Tratar-se-ia de um fundo no valor de 1 bilião e meio de euros, alimentado por dívida perpétua da União e destinado a financiar - a fundo perdido, e não a título de empréstimo -, investimentos nos Estados-membros, em função de necessidades e indicadores relevantes. A ser aprovado este plano, seria um enorme "boost" financeiro para os Estados-membros mais atingidos.
Seriam ajudas da União como as outras ao investimento nacional, sem contar no défice e na dívidas nacionais. Só que, desta vez, com objetivos específicos e de um valor sem precedentes e, sobretudo, com recurso a dívida pública.
2. Ora, para além dos problemas políticos envolvidos e do possível veto de algum ou alguns Estados-membros mais recalcitrantes à ideia dos Eurobonds, tal fundo suscita algumas questões complicadas na sua configuração:
- um problema constitucional, sobre a possibilidade de endividamento da União, que não tem cobertura segura nos Tratados, dada a insuficiência do art. 122º-2, normalmente invocado;
- que recursos orçamentais novos da União para financiar o serviço dessa avultada dívida (desde logo, os juros), o qual, mesmo com rating AAA da União, não ficaria barato;
- que critérios objetivos para selecionar os projetos dos Estados-membros elegíveis para financiamento do Fundo, assim como a competência para os aprovar;
- que obrigações dos Estados-membros (por exemplo, cofinanciamento nacional nos investimentos financiados pelo Fundo e outras "condicionalidades");
- e que mecanismos de controlo da aplicação desses investimentos ao nível da União.
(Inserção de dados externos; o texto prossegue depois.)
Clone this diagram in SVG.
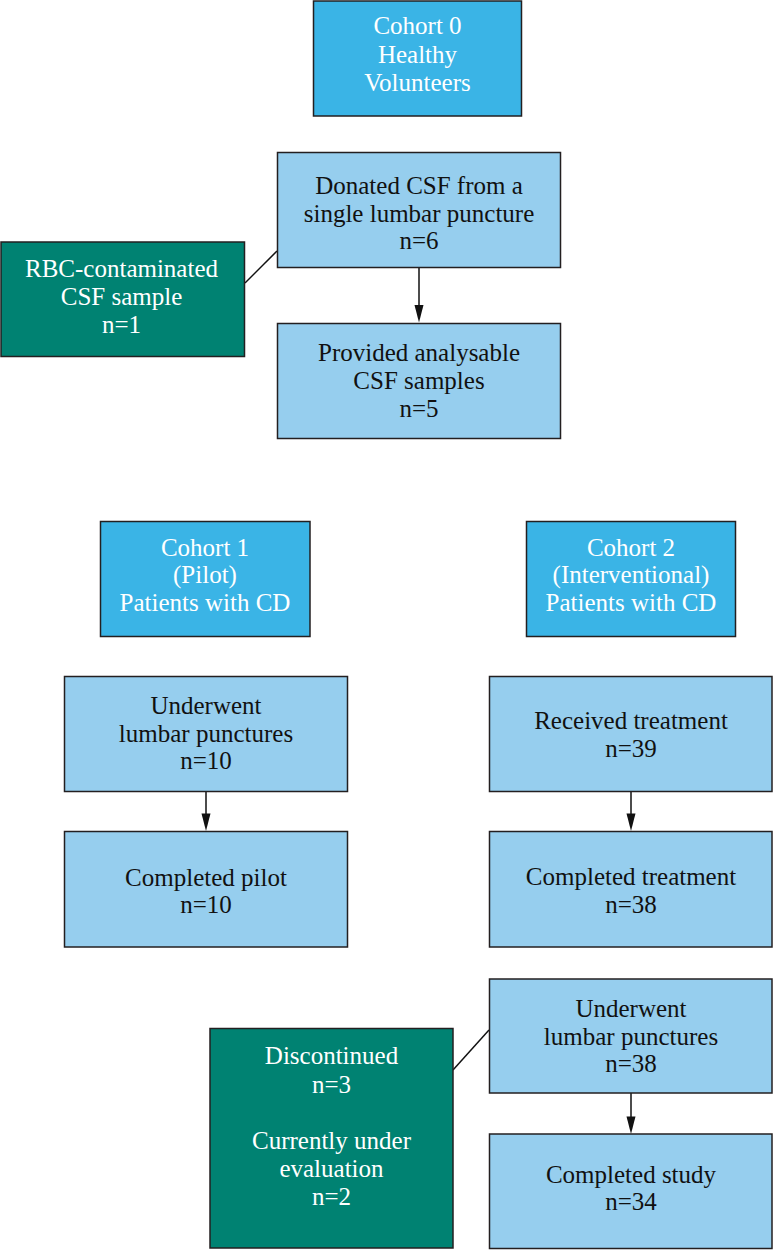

Parece evidente, que mesmo que não seja vetado à partida, ainda há um longo caminho a percorrer para pôr o Fundo de pé.
Adenda
Angela Merkel anunciou ontem mesmo o apoio da Alemanha à emissão de dívida pública ao nível da União para financiar a retoma económica dos Estados-membros, mas não resulta claro da notícia se esse apoio aos Estados-membros é feito por meio de empréstimos em condições favoráveis ou através de financiamento da União sem reembolso. Note-se que o fundo da Comissão Europeia, recentemente criado para apoio aos Estados-membros na luta contra o desemprego resultante da epidemia (SURE), consiste em empréstimos.